Post-Response Recommendations

Throughout the JIREH response, several challenges were identified surrounding the consultation process. The UC engaged the natural resource trustee agencies, NOAA and USFWS, early and often during the response to first determine that a formal consultation was necessary and later, how the consultation should be executed. Even though all representatives closely followed the MOA, each agency deciphered it differently or did not understand specifically how to execute their responsibilities under the MOA (this occurred internally within agencies and externally among each agency). Many discussions also took place regarding what constituted a take (i.e., potential vs. definite adverse takes and if beneficial takes counted) in order to trigger the requirement for a Formal Consultation. This dialogue and conflicting opinions on the best course of action had the potential to delay the consultation process, although all parties eventually agreed that initiation of a Formal Consultation was the best way forward to meet the spirit of the MOA. It is important to note that, as stipulated in the MOA, the FOSC has the authority to use the Oil Spill Liability Trust Fund as a funding mechanism after the response and throughout the required consultation process to cover costs associated with development of the required consultation products, including hiring contractor support for development of the BA if necessary.

The best way to ensure that FOSCs don't experience the challenges that were handled during the JIREH response would be development of an operationally-focused consultation manual that would guide them through each consultation requirement during an emergency response and post-response perspective in a step-by-step manner. The manual could provide standardized forms, itemized documentation requirements, consultation process guidance, and instructions for when and how to execute each type of consultation, including specifics for development of BAs, in a very user friendly format to ensure the necessary information is provided to natural resource trustee agencies. This would allow for FOSCs to confidently initiate and lead the formal consultation without having extensive experience in the process and eliminate the confusion that arises when multiple agencies come together with different opinions on how the process should be run. The manual could also address other FOSC responsibilities that may generally be applied inconsistently throughout the United States, such as coordinating and permitting requirements for United States Army Corps of Engineers, Marine Mammal Protection Act, Marine Sanctuaries Act, ocean dumping, contact water disposal, etc.

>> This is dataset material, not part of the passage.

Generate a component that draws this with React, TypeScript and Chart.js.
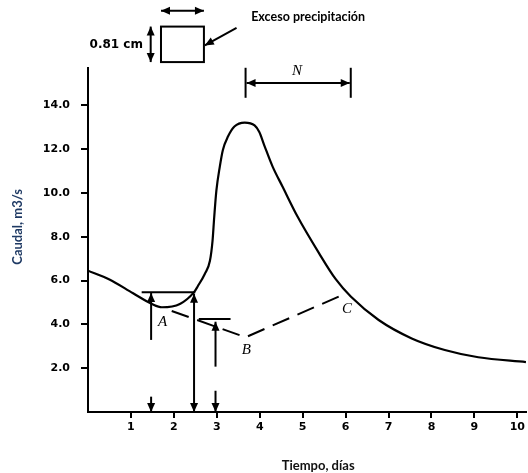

Despite the myriad challenges faced during the JIREH response, it was considered a success, primarily because the two overarching goals of the Unified Command were reached: protect and minimize damage to the environment and ensure the health and safety of all responders and the public. That being said, there were also important lessons learned from the incident, with the need to improve the formal consultation process at the forefront. The fact that the formal consultation process is applied inconsistently towards planning and post-response issues throughout the country and has become a “hot topic” is indicative that natural resource trustee and response agencies need to work together to develop a more efficient and effective consultation process.